Kenya’s Tea Sector Rebounds with KSh 218.79 Billion in 2025 Earnings


Kenya’s tea industry has staged a strong recovery, recording a total marketed value of KSh 218.79 billion in 2025, driven by reforms, market expansion, and a renewed focus on farmer earnings and global competitiveness.

Agriculture Cabinet Secretary Mutahi Kagwe announced the results at Rukuriri Tea Factory in Embu County during the release of the 2025 Tea Industry Performance Report. He said the sector is firmly back on a growth trajectory despite recent global economic shocks.

According to the report, export earnings rose significantly to KSh 186.91 billion, with export volumes reaching 652.8 million kilograms. Domestic sales also recorded growth, increasing to KSh 19.13 billion. The improved performance marks a notable rise compared to both 2024 and 2023, signaling renewed momentum in one of Kenya’s leading export sectors.

Kenya also expanded its global reach, increasing its market footprint to 100 countries, up from 96 the previous year. Traditional markets such as Pakistan and Egypt continued to perform strongly, while emerging destinations including Oman, Ireland, Japan, and Kazakhstan posted notable growth. The expansion reflects a deliberate strategy to diversify export destinations and reduce reliance on a few key markets.

Following a challenging 2024 characterized by oversupply and depressed prices, the government has shifted its approach from volume-driven exports to a model centered on quality, value addition, and market segmentation. Kagwe said this transition is critical to ensuring sustainability and higher returns for farmers.

In line with the reforms, the Tea Board of Kenya is set to roll out a business-to-business e-commerce platform aimed at directly linking producers with international buyers. The move is expected to improve market access and transparency while reducing reliance on intermediaries.

The government has also introduced new regulatory measures to strengthen traceability, accountability, and compliance across the sector. These include a 0.8 percent export levy to fund marketing, research, infrastructure, and regulation, as well as a 100 percent levy on imported tea to protect local producers. Kagwe emphasized that the measures are designed to support, not burden, farmers.

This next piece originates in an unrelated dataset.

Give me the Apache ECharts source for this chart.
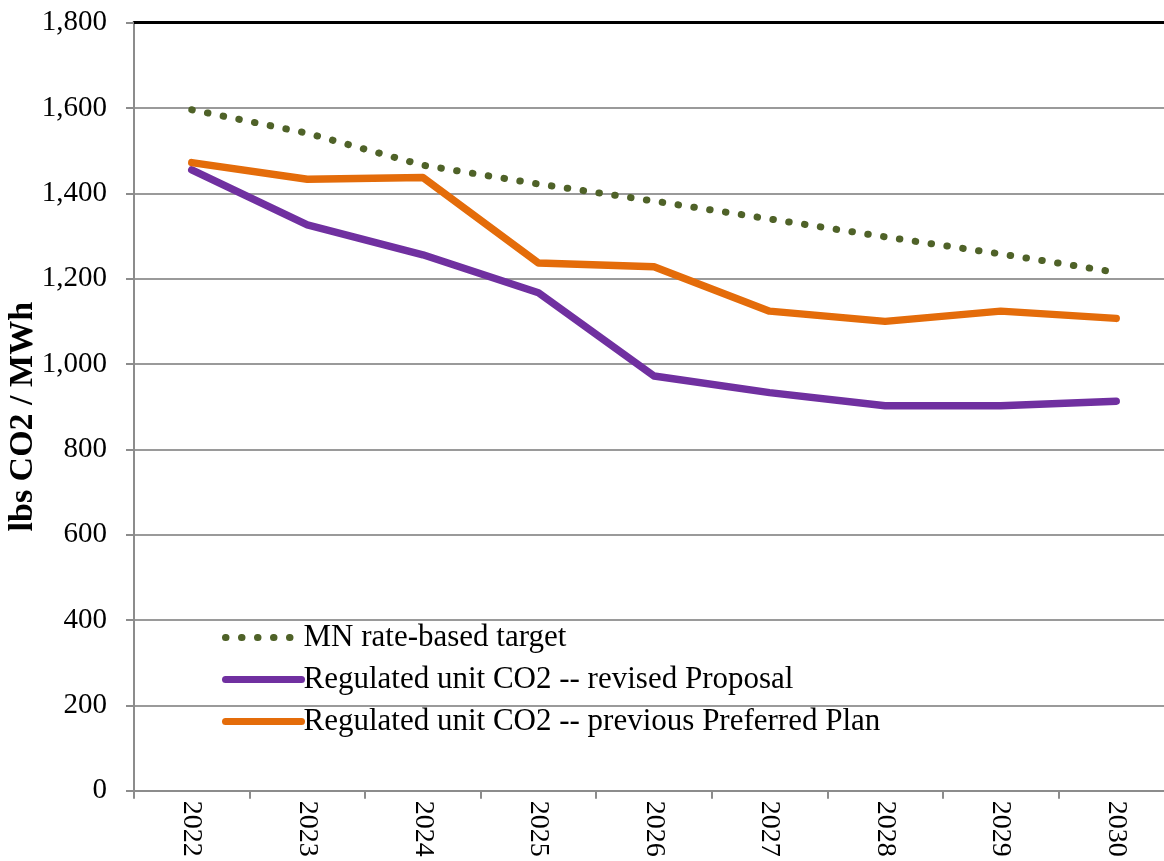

Additionally, Kenya is leveraging regional and international trade frameworks such as the African Continental Free Trade Area (AfCFTA), alongside new bilateral partnerships, to deepen its presence in global markets.

The reforms aim to significantly boost smallholder earnings, with projections indicating an increase from KSh 59 per kilogram in 2022 to KSh 100 per kilogram by 2027. This is expected to benefit more than 834,000 farmers and millions of Kenyans who rely on the tea value chain for their livelihoods.

Overall, the 2025 Tea Industry Performance Report points not only to a recovery, but to a broader structural shift toward a more competitive, value-driven, and globally recognized tea industry.